--- begin Data provided ---

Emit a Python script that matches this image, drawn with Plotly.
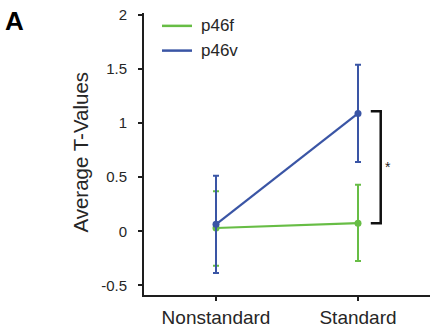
import plotly.graph_objects as go

categories = ["Nonstandard", "Standard"]
series_names = ["p46f", "p46v"]
p46f_mean = [0.03, 0.075]
p46f_err_up = [0.34, 0.355]
p46f_err_down = [0.35, 0.35]
p46v_mean = [0.064, 1.09]
p46v_err_up = [0.45, 0.45]
p46v_err_down = [0.45, 0.45]
y_ticks = [-0.5, 0, 0.5, 1, 1.5, 2]
y_tick_labels = ["-0.5", "0", "0.5", "1", "1.5", "2"]

GREEN = "#67bd45"
BLUE = "#3a55a5"
AXIS = "#1e1e1e"
TEXT = "#262626"
FONT = "Arial, Liberation Sans, sans-serif"

xpos = list(range(len(categories)))

fig = go.Figure()
for name, mean, up, down, col in [
    (series_names[0], p46f_mean, p46f_err_up, p46f_err_down, GREEN),
    (series_names[1], p46v_mean, p46v_err_up, p46v_err_down, BLUE),
]:
    fig.add_trace(go.Scatter(
        x=xpos, y=mean, mode="lines+markers", name=name,
        line=dict(color=col, width=2.2),
        marker=dict(color=col, size=7),
        error_y=dict(type="data", array=up, arrayminus=down, symmetric=False,
                     color=col, thickness=2, width=3),
        showlegend=False,
    ))

# manual legend
for i, (name, col) in enumerate([(series_names[0], GREEN), (series_names[1], BLUE)]):
    ypx = 26 + 25 * i
    yp = (298 - ypx) / 285
    fig.add_shape(type="line", xref="paper", yref="paper",
                  x0=(162 - 144) / 286, x1=(192 - 144) / 286, y0=yp, y1=yp,
                  line=dict(color=col, width=2.5))
    fig.add_annotation(xref="paper", yref="paper", x=(199 - 144) / 286, y=yp,
                       text=name, showarrow=False, xanchor="left", yanchor="middle",
                       font=dict(family=FONT, size=17, color=TEXT))

# significance bracket
top = p46v_mean[1] + 0.02
bot = p46f_mean[1]
bx0, bx1 = 1.09, 1.16
fig.add_shape(type="path", xref="x", yref="y",
              path=f"M {bx0} {top} L {bx1} {top} L {bx1} {bot} L {bx0} {bot}",
              line=dict(color="#111111", width=2.5))
fig.add_annotation(xref="x", yref="y", x=1.21, y=(top + bot) / 2, text="*",
                   showarrow=False, font=dict(family=FONT, size=14, color=TEXT))

# y-axis title
fig.add_annotation(xref="paper", yref="paper", x=(81 - 144) / 286, y=0.505,
                   text="Average T-Values", textangle=-90, showarrow=False,
                   xanchor="center", yanchor="middle",
                   font=dict(family=FONT, size=20.5, color=TEXT))

# panel label
fig.add_annotation(xref="paper", yref="paper", x=(3 - 144) / 286, y=(298 - 21) / 285,
                   text="<b>A</b>", showarrow=False, xanchor="left", yanchor="middle",
                   font=dict(family=FONT, size=26, color="#000000"))

fig.update_layout(
    width=431, height=329,
    margin=dict(l=144, r=1, t=13, b=31),
    paper_bgcolor="white", plot_bgcolor="white",
    font=dict(family=FONT, color=TEXT),
    xaxis=dict(range=[-0.507, 1.507], tickvals=xpos, ticktext=categories,
               showgrid=False, zeroline=False, showline=True, linecolor=AXIS,
               linewidth=2, ticks="outside", ticklen=4, tickwidth=2, tickcolor=AXIS,
               tickfont=dict(family=FONT, size=19, color=TEXT)),
    yaxis=dict(range=[-0.59, 2.02], tickvals=y_ticks, ticktext=y_tick_labels,
               showgrid=False, zeroline=False, showline=True, linecolor=AXIS,
               linewidth=2, ticks="outside", ticklen=4, tickwidth=2, tickcolor=AXIS,
               ticklabelstandoff=8,
               tickfont=dict(family=FONT, size=15, color=TEXT)),
)

fig.write_html("out.html", config={"displayModeBar": False},
               post_script="document.body.style.margin='0';document.body.style.overflow='hidden';")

--- end Data provided ---

Given task ▸ Give again, word for word, every line from the top of the data above to the line holding "xpos = list(range(len(categories)))", inclusive, with the pictures left out.

Complete answer ▸
Emit a Python script that matches this image, drawn with Plotly.
import plotly.graph_objects as go

categories = ["Nonstandard", "Standard"]
series_names = ["p46f", "p46v"]
p46f_mean = [0.03, 0.075]
p46f_err_up = [0.34, 0.355]
p46f_err_down = [0.35, 0.35]
p46v_mean = [0.064, 1.09]
p46v_err_up = [0.45, 0.45]
p46v_err_down = [0.45, 0.45]
y_ticks = [-0.5, 0, 0.5, 1, 1.5, 2]
y_tick_labels = ["-0.5", "0", "0.5", "1", "1.5", "2"]

GREEN = "#67bd45"
BLUE = "#3a55a5"
AXIS = "#1e1e1e"
TEXT = "#262626"
FONT = "Arial, Liberation Sans, sans-serif"

xpos = list(range(len(categories)))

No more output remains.